Sport, fashion and celebrity will seamlessly fuse in the capital city this weekend when Vince Carter of the NBA joins his teammates for a jam on the Nike Hoops Tour of Taiwan.
The NBA and Nike have combined their "influencing powers" so the Toronto Raptors star can reprise his role in the 1970s style TV advertisement that is currently taking up valuable airtime in Taiwan.
"What it is," said Nike Hoops Tour poster boy Seth Marshall, "Is we have two teams and the Silver Hunters are beating up on the Black Samurai and so we call in the Big Dog, Dr. Funk, to keep the funk alive.
"He saves the day, helps the Black Samurai, so we get redemption," Marshall told the Taipei Times yesterday.
He and five other "street players" have been sponsored by Nike to return to Taiwan after the success of the Nike Hoops Tour last year, as part of another Nike ad campaign: "Keep the funk alive."
They will stay in Taiwan for 10 days to play a few games of three-on-three, do some trick shots, do a couple of public relations shoots and "pass on the word."
"We're here to spread a message and bridge a culture gap in sports and `socialism' -- by which I mean communicating with each other," said Marshall, who is from Queens in New York and has played pro basketball all over the world.
Teammate Jason "The Messenger" Wallace, a college and pro player, said bringing players from the US, like his teammates and Carter, would give basketball fans a real taste of the game "back home."

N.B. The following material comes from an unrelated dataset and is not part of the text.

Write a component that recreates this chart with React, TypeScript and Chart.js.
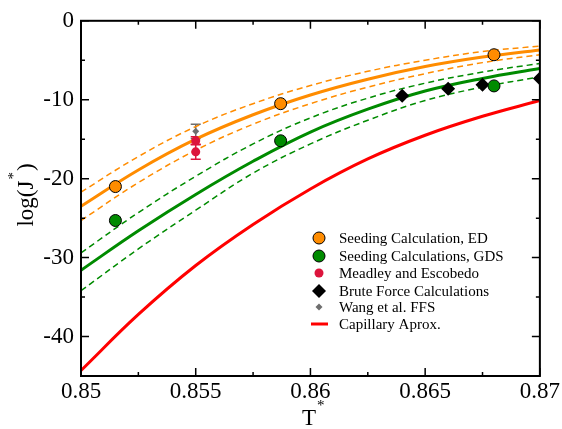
import React, { useEffect, useRef } from "react";
import { Chart, registerables } from "chart.js";
Chart.register(...registerables);

const FONT = "'Liberation Serif', 'Times New Roman', serif";

// Fitted curves, sampled along T*
const curveT = [0.85, 0.8525, 0.855, 0.8575, 0.86, 0.8625, 0.865, 0.8675, 0.87];
const edFit = [-23.5, -18.9, -15.0, -11.9, -9.4, -7.4, -5.8, -4.6, -3.7];
const edUpper = [-21.7, -17.2, -13.4, -10.5, -8.2, -6.4, -5.0, -3.9, -3.2];
const edLower = [-25.3, -20.5, -16.4, -13.1, -10.5, -8.4, -6.7, -5.3, -4.3];
const gdsFit = [-31.6, -26.6, -22.0, -17.8, -14.1, -11.2, -8.9, -7.3, -6.05];
const gdsUpper = [-29.4, -24.3, -19.7, -15.6, -12.3, -9.8, -7.9, -6.5, -5.4];
const gdsLower = [-34.2, -28.9, -24.0, -19.3, -15.6, -12.6, -10.1, -8.4, -7.1];
const capillary = [-44.3, -37.2, -31.0, -25.8, -21.3, -17.5, -14.5, -12.1, -10.1];

// Point data
const edT = [0.8515, 0.8587, 0.868];
const edV = [-21.0, -10.5, -4.3];
const gdsT = [0.8515, 0.8587, 0.868];
const gdsV = [-25.3, -15.2, -8.25];
const meadleyT = [0.855, 0.855];
const meadleyV = [-15.2, -16.6];
const meadleyErr = [0.5, 0.95];
const wangT = [0.855];
const wangV = [-14.0];
const wangErr = [0.9];
const bruteT = [0.864, 0.866, 0.8675, 0.87];
const bruteV = [-9.5, -8.6, -8.1, -7.3];

// Axis ticks
const xTickValues = [0.85, 0.855, 0.86, 0.865, 0.87];
const xMinorValues = [0.8525, 0.8575, 0.8625, 0.8675];
const yTickValues = [-40, -30, -20, -10, 0];
const yMinorValues = [-35, -25, -15, -5];

const legendLabels = [
  "Seeding Calculation, ED",
  "Seeding Calculations, GDS",
  "Meadley and Escobedo",
  "Brute Force Calculations",
  "Wang et al. FFS",
  "Capillary Aprox.",
];

const ORANGE = "#ff8c00";
const GREEN = "#008b00";
const RED = "#ff0000";
const CRIMSON = "#dc143c";
const GRAY = "#6e6e6e";

const pts = (xs: number[], ys: number[]) => xs.map((x, i) => ({ x, y: ys[i] }));

const errorBarPlugin = {
  id: "errorBars",
  beforeDatasetsDraw(chart: any) {
    const { ctx } = chart;
    const xs = chart.scales.x;
    const ys = chart.scales.y;
    chart.data.datasets.forEach((ds: any) => {
      if (!ds.errors) return;
      ctx.save();
      ctx.strokeStyle = ds.errColor;
      ctx.lineWidth = 1.5;
      ds.data.forEach((p: any, i: number) => {
        const e = ds.errors[i];
        const px = xs.getPixelForValue(p.x);
        const y1 = ys.getPixelForValue(p.y + e);
        const y2 = ys.getPixelForValue(p.y - e);
        ctx.beginPath();
        ctx.moveTo(px, y1);
        ctx.lineTo(px, y2);
        ctx.moveTo(px - 5, y1);
        ctx.lineTo(px + 5, y1);
        ctx.moveTo(px - 5, y2);
        ctx.lineTo(px + 5, y2);
        ctx.stroke();
      });
      ctx.restore();
    });
  },
};

const framePlugin = {
  id: "frame",
  afterDatasetsDraw(chart: any) {
    const { ctx, chartArea: a } = chart;
    const xs = chart.scales.x;
    const ys = chart.scales.y;
    ctx.save();
    ctx.strokeStyle = "#000";
    ctx.lineWidth = 2;
    ctx.strokeRect(a.left, a.top, a.right - a.left, a.bottom - a.top);
    ctx.lineWidth = 1.5;
    ctx.beginPath();
    const tickX = (v: number, len: number) => {
      const px = xs.getPixelForValue(v);
      ctx.moveTo(px, a.bottom);
      ctx.lineTo(px, a.bottom - len);
      ctx.moveTo(px, a.top);
      ctx.lineTo(px, a.top + len);
    };
    const tickY = (v: number, len: number) => {
      const py = ys.getPixelForValue(v);
      ctx.moveTo(a.left, py);
      ctx.lineTo(a.left + len, py);
      ctx.moveTo(a.right, py);
      ctx.lineTo(a.right - len, py);
    };
    xTickValues.forEach((v) => tickX(v, 8));
    xMinorValues.forEach((v) => tickX(v, 4));
    yTickValues.forEach((v) => tickY(v, 8));
    yMinorValues.forEach((v) => tickY(v, 4));
    ctx.stroke();
    ctx.restore();
  },
};

const annotPlugin = {
  id: "annot",
  afterDraw(chart: any) {
    const { ctx } = chart;
    ctx.save();
    ctx.fillStyle = "#000";
    // Y title: log(J*)
    ctx.translate(33, 195);
    ctx.rotate(-Math.PI / 2);
    ctx.textBaseline = "alphabetic";
    const a1 = "log(J";
    const a2 = ")";
    ctx.font = `23px ${FONT}`;
    const w1 = ctx.measureText(a1).width;
    const w2 = ctx.measureText(a2).width;
    ctx.font = `15px ${FONT}`;
    const ws = ctx.measureText("*").width + 2;
    const total = w1 + ws + w2;
    const x0 = -total / 2;
    ctx.font = `23px ${FONT}`;
    ctx.fillText(a1, x0, 0);
    ctx.font = `15px ${FONT}`;
    ctx.fillText("*", x0 + w1 + 1, -15);
    ctx.font = `23px ${FONT}`;
    ctx.fillText(a2, x0 + w1 + ws, 0);
    ctx.restore();

    // X title: T*
    ctx.save();
    ctx.fillStyle = "#000";
    ctx.textBaseline = "alphabetic";
    ctx.font = `23px ${FONT}`;
    const wt = ctx.measureText("T").width;
    ctx.fillText("T", 309 - wt / 2, 425);
    ctx.font = `15px ${FONT}`;
    ctx.fillText("*", 309 + wt / 2 + 1, 410);
    ctx.restore();

    // Legend
    ctx.save();
    const rows = [238, 256, 273, 291, 307, 324];
    const sx = 319;
    const tx = 339;
    ctx.font = `15px ${FONT}`;
    ctx.textBaseline = "middle";
    ctx.fillStyle = "#000";
    legendLabels.forEach((lab, i) => ctx.fillText(lab, tx, rows[i] + 1));
    const circle = (y: number, r: number, fill: string, stroke: string | null) => {
      ctx.beginPath();
      ctx.arc(sx, y, r, 0, Math.PI * 2);
      ctx.fillStyle = fill;
      ctx.fill();
      if (stroke) {
        ctx.strokeStyle = stroke;
        ctx.lineWidth = 1;
        ctx.stroke();
      }
    };
    const diamond = (y: number, r: number, fill: string) => {
      ctx.beginPath();
      ctx.moveTo(sx - r, y);
      ctx.lineTo(sx, y - r);
      ctx.lineTo(sx + r, y);
      ctx.lineTo(sx, y + r);
      ctx.closePath();
      ctx.fillStyle = fill;
      ctx.fill();
    };
    circle(rows[0], 6, ORANGE, "#000");
    circle(rows[1], 6, GREEN, "#000");
    circle(rows[2], 4.5, CRIMSON, null);
    diamond(rows[3], 7, "#000");
    diamond(rows[4], 3.5, GRAY);
    ctx.strokeStyle = RED;
    ctx.lineWidth = 3;
    ctx.beginPath();
    ctx.moveTo(311, rows[5]);
    ctx.lineTo(328, rows[5]);
    ctx.stroke();
    ctx.restore();
  },
};

export default function App() {
  const ref = useRef<HTMLCanvasElement | null>(null);
  useEffect(() => {
    if (!ref.current) return;
    const lineDs = (label: string, ys: number[], color: string, dashed: boolean) => ({
      type: "line",
      label,
      data: pts(curveT, ys),
      borderColor: color,
      backgroundColor: color,
      borderWidth: dashed ? 1.5 : 3,
      borderDash: dashed ? [6, 4] : [],
      pointRadius: 0,
      tension: 0.4,
      fill: false,
    });
    const chart = new Chart(ref.current, {
      type: "scatter",
      data: {
        datasets: [
          {
            label: "Wang et al. FFS",
            data: pts(wangT, wangV),
            pointStyle: "rectRot",
            pointRadius: 3.5,
            backgroundColor: GRAY,
            borderColor: GRAY,
            borderWidth: 0,
            errors: wangErr,
            errColor: GRAY,
          } as any,
          {
            label: "Meadley and Escobedo",
            data: pts(meadleyT, meadleyV),
            pointStyle: "circle",
            pointRadius: 4.5,
            backgroundColor: CRIMSON,
            borderColor: CRIMSON,
            borderWidth: 0,
            errors: meadleyErr,
            errColor: CRIMSON,
          } as any,
          {
            label: "Seeding Calculation, ED",
            data: pts(edT, edV),
            pointStyle: "circle",
            pointRadius: 6,
            backgroundColor: ORANGE,
            borderColor: "#000",
            borderWidth: 1,
          },
          {
            label: "Seeding Calculations, GDS",
            data: pts(gdsT, gdsV),
            pointStyle: "circle",
            pointRadius: 6,
            backgroundColor: GREEN,
            borderColor: "#000",
            borderWidth: 1,
          },
          {
            label: "Brute Force Calculations",
            data: pts(bruteT, bruteV),
            pointStyle: "rectRot",
            pointRadius: 7,
            backgroundColor: "#000",
            borderColor: "#000",
            borderWidth: 0,
          },
          lineDs("ED fit", edFit, ORANGE, false),
          lineDs("ED upper", edUpper, ORANGE, true),
          lineDs("ED lower", edLower, ORANGE, true),
          lineDs("GDS fit", gdsFit, GREEN, false),
          lineDs("GDS upper", gdsUpper, GREEN, true),
          lineDs("GDS lower", gdsLower, GREEN, true),
          lineDs("Capillary Aprox.", capillary, RED, false),
        ] as any,
      },
      options: {
        animation: false,
        responsive: false,
        devicePixelRatio: 1,
        layout: { padding: { top: 15, right: 21, left: 0, bottom: 0 } },
        plugins: {
          legend: { display: false },
          tooltip: { enabled: false },
        },
        scales: {
          x: {
            type: "linear",
            min: 0.85,
            max: 0.87,
            grid: { display: false, drawTicks: false },
            border: { display: false },
            afterBuildTicks: (s: any) => {
              s.ticks = xTickValues.map((v) => ({ value: v }));
            },
            afterFit: (s: any) => {
              s.height = 53;
            },
            ticks: {
              padding: 2,
              color: "#000",
              font: { family: FONT, size: 23 },
              maxRotation: 0,
              autoSkip: false,
              callback: (v: any) => parseFloat(Number(v).toFixed(4)).toString(),
            },
          },
          y: {
            type: "linear",
            min: -45,
            max: 0,
            grid: { display: false, drawTicks: false },
            border: { display: false },
            afterBuildTicks: (s: any) => {
              s.ticks = yTickValues.map((v) => ({ value: v }));
            },
            afterFit: (s: any) => {
              s.width = 81;
            },
            ticks: {
              padding: 7,
              color: "#000",
              font: { family: FONT, size: 23 },
              autoSkip: false,
              callback: (v: any) => String(v),
            },
          },
        },
      } as any,
      plugins: [errorBarPlugin, framePlugin, annotPlugin],
    });
    return () => chart.destroy();
  }, []);
  return (
    <div style={{ position: "absolute", left: 0, top: 0, width: 562, height: 429, background: "#fff" }}>
      <canvas ref={ref} width={562} height={429} style={{ width: 562, height: 429 }} />
    </div>
  );
}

"With the ads, it's a lot of cutting and editing and that's not all you see and feel when you go live, you see the whole thing.
"You see the setup move maybe, before the cross over or freestyle, you can pick it all up. You can't see that on TV."
Nike Hoops Tour player Ramon Rodriguez, said, "They get to see the moves in real life and get to see if they actually work.
"They want to see [Jason] Wallace jump so high, but when you're actually there and you see it, you think `wo-aaah' he did that, I'll try that.
"It makes a reality for them, if they see it then they think they can do it. It makes it achievable."
They're back
Marshall said it was good to come back and play against local players who they went up against last year.
"This time all the courts were repaired and everything. But one guy, he goes to me that the local players were being `overly aggressive' to us.
"I don't think so, but they had certainly stepped it up [faster and more physical] this year, in every facet of the game," he said.
"They take what they've learned from us and what they inherited and put the two together and come up with something else."
Wallace said, "The way they play here is pretty organized but has its own flavor. It's got the fundamentals but they need the extra step that makes our game unique."
Marshall said, "There's been an evolution of the game and its still happening. We're, like, spreading the US game. The New York game, more accurately."
Somewhere, among the cuts and edits for the Vince Carter promotional show on Saturday and the games played by the the Nike Hoops Tour stars, there is the "spirit of basketball," Marshall said.
"That's the funk, we're bringing people back to a time when basketball was young and there wasn't just the NBA, there was the ABA too."The now-defunked league gave many black and emerging players their chance to play the game in the 1970s and was famous for its razzmatazz.